[Entries with chart source code]

-- start --

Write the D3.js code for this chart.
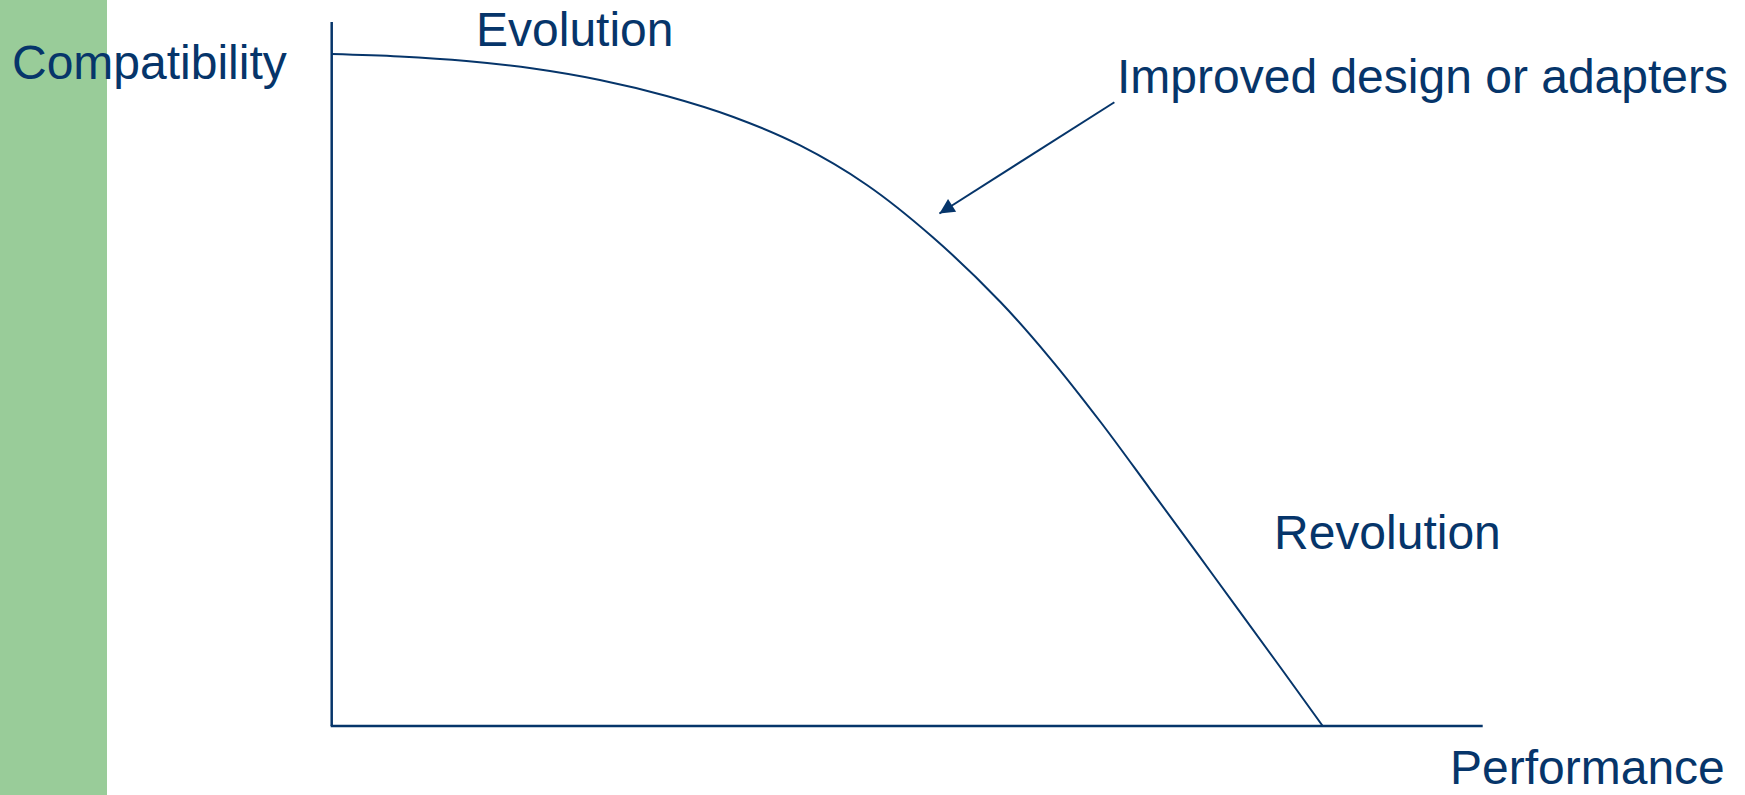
<!DOCTYPE html>
<html>
<head>
<meta charset="utf-8">
<script src="https://cdn.jsdelivr.net/npm/d3@7"></script>
<style>
  html, body { margin: 0; padding: 0; background: #ffffff; }
  svg { display: block; }
  text { font-family: "Liberation Sans", Arial, sans-serif; }
</style>
</head>
<body>
<svg id="chart" width="1745" height="795"></svg>
<script>
// ---- data (domain units: 0..100 on both axes) ----
const performance   = [0, 5.9, 11.7, 17.5, 23.3, 29.1, 34.9, 40.7, 46.5, 52.2, 58.1, 62.4, 66.8, 71.1, 76.6, 82.4, 86.1];
const compatibility = [95.45, 95.1, 94.46, 93.39, 91.76, 89.49, 86.51, 82.46, 76.85, 69.46, 60.23, 52.27, 43.18, 33.66, 21.38, 8.38, 0];
const axisLabels = ["Performance", "Compatibility"];
const annotationTexts = ["Evolution", "Improved design or adapters", "Revolution"];
const arrowFrom = [68.0, 88.6];
const arrowTo   = [52.8, 72.8];

const navy = "#06356a";
const green = "#99cc99";

const svg = d3.select("#chart");

const x = d3.scaleLinear().domain([0, 100]).range([331.7, 1482.7]);
const y = d3.scaleLinear().domain([0, 100]).range([726, 22]);

// green side band
svg.append("rect").attr("x", 0).attr("y", 0).attr("width", 107).attr("height", 795).attr("fill", green);

// axes
svg.append("line")
  .attr("x1", x(0)).attr("x2", x(0)).attr("y1", y(100)).attr("y2", y(0))
  .attr("stroke", navy).attr("stroke-width", 2.5);
svg.append("line")
  .attr("x1", x(0) - 1).attr("x2", x(100)).attr("y1", y(0)).attr("y2", y(0))
  .attr("stroke", navy).attr("stroke-width", 2.7);

// curve
const pts = performance.map((p, i) => [p, compatibility[i]]);
const line = d3.line().x(d => x(d[0])).y(d => y(d[1])).curve(d3.curveCatmullRom.alpha(0.5));
svg.append("path").datum(pts).attr("d", line)
  .attr("fill", "none").attr("stroke", navy).attr("stroke-width", 2);

// arrow
const defs = svg.append("defs");
defs.append("marker").attr("id", "ah")
  .attr("viewBox", "0 0 10 10").attr("refX", 10).attr("refY", 5)
  .attr("markerWidth", 9).attr("markerHeight", 7.5).attr("markerUnits", "strokeWidth")
  .attr("orient", "auto")
  .append("path").attr("d", "M0,0 L10,5 L0,10 Z").attr("fill", navy);
svg.append("line")
  .attr("x1", x(arrowFrom[0])).attr("y1", y(arrowFrom[1]))
  .attr("x2", x(arrowTo[0])).attr("y2", y(arrowTo[1]))
  .attr("stroke", navy).attr("stroke-width", 2)
  .attr("marker-end", "url(#ah)");

// texts
const fs = 48;
function label(t, px, py) {
  svg.append("text").attr("x", px).attr("y", py)
    .attr("font-size", fs).attr("fill", navy).text(t);
}
label(axisLabels[1], 12, 79);
label(axisLabels[0], 1450, 784);
label(annotationTexts[0], 476, 46);
label(annotationTexts[1], 1117, 93);
label(annotationTexts[2], 1274, 549);
</script>
</body>
</html>
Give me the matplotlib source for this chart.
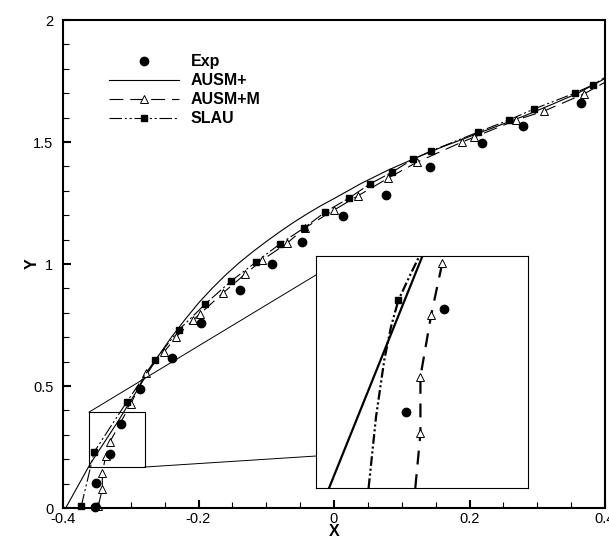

-- end --

**What this task involves:** Restate each entry word for word, leaving out any pictures.

**Result:**
Write the D3.js code for this chart.
<!DOCTYPE html>
<html>
<head>
<meta charset="utf-8">
<script src="https://cdn.jsdelivr.net/npm/d3@7"></script>
<style>
  html, body { margin: 0; padding: 0; background: #ffffff; }
  svg { display: block; }
  text { font-family: "Liberation Sans", Arial, sans-serif; }
</style>
</head>
<body>
<svg id="chart" width="1745" height="795"></svg>
<script>
// ---- data (domain units: 0..100 on both axes) ----
const performance   = [0, 5.9, 11.7, 17.5, 23.3, 29.1, 34.9, 40.7, 46.5, 52.2, 58.1, 62.4, 66.8, 71.1, 76.6, 82.4, 86.1];
const compatibility = [95.45, 95.1, 94.46, 93.39, 91.76, 89.49, 86.51, 82.46, 76.85, 69.46, 60.23, 52.27, 43.18, 33.66, 21.38, 8.38, 0];
const axisLabels = ["Performance", "Compatibility"];
const annotationTexts = ["Evolution", "Improved design or adapters", "Revolution"];
const arrowFrom = [68.0, 88.6];
const arrowTo   = [52.8, 72.8];

const navy = "#06356a";
const green = "#99cc99";

const svg = d3.select("#chart");

const x = d3.scaleLinear().domain([0, 100]).range([331.7, 1482.7]);
const y = d3.scaleLinear().domain([0, 100]).range([726, 22]);

// green side band
svg.append("rect").attr("x", 0).attr("y", 0).attr("width", 107).attr("height", 795).attr("fill", green);

// axes
svg.append("line")
  .attr("x1", x(0)).attr("x2", x(0)).attr("y1", y(100)).attr("y2", y(0))
  .attr("stroke", navy).attr("stroke-width", 2.5);
svg.append("line")
  .attr("x1", x(0) - 1).attr("x2", x(100)).attr("y1", y(0)).attr("y2", y(0))
  .attr("stroke", navy).attr("stroke-width", 2.7);

// curve
const pts = performance.map((p, i) => [p, compatibility[i]]);
const line = d3.line().x(d => x(d[0])).y(d => y(d[1])).curve(d3.curveCatmullRom.alpha(0.5));
svg.append("path").datum(pts).attr("d", line)
  .attr("fill", "none").attr("stroke", navy).attr("stroke-width", 2);

// arrow
const defs = svg.append("defs");
defs.append("marker").attr("id", "ah")
  .attr("viewBox", "0 0 10 10").attr("refX", 10).attr("refY", 5)
  .attr("markerWidth", 9).attr("markerHeight", 7.5).attr("markerUnits", "strokeWidth")
  .attr("orient", "auto")
  .append("path").attr("d", "M0,0 L10,5 L0,10 Z").attr("fill", navy);
svg.append("line")
  .attr("x1", x(arrowFrom[0])).attr("y1", y(arrowFrom[1]))
  .attr("x2", x(arrowTo[0])).attr("y2", y(arrowTo[1]))
  .attr("stroke", navy).attr("stroke-width", 2)
  .attr("marker-end", "url(#ah)");

// texts
const fs = 48;
function label(t, px, py) {
  svg.append("text").attr("x", px).attr("y", py)
    .attr("font-size", fs).attr("fill", navy).text(t);
}
label(axisLabels[1], 12, 79);
label(axisLabels[0], 1450, 784);
label(annotationTexts[0], 476, 46);
label(annotationTexts[1], 1117, 93);
label(annotationTexts[2], 1274, 549);
</script>
</body>
</html>
Give me the matplotlib source for this chart.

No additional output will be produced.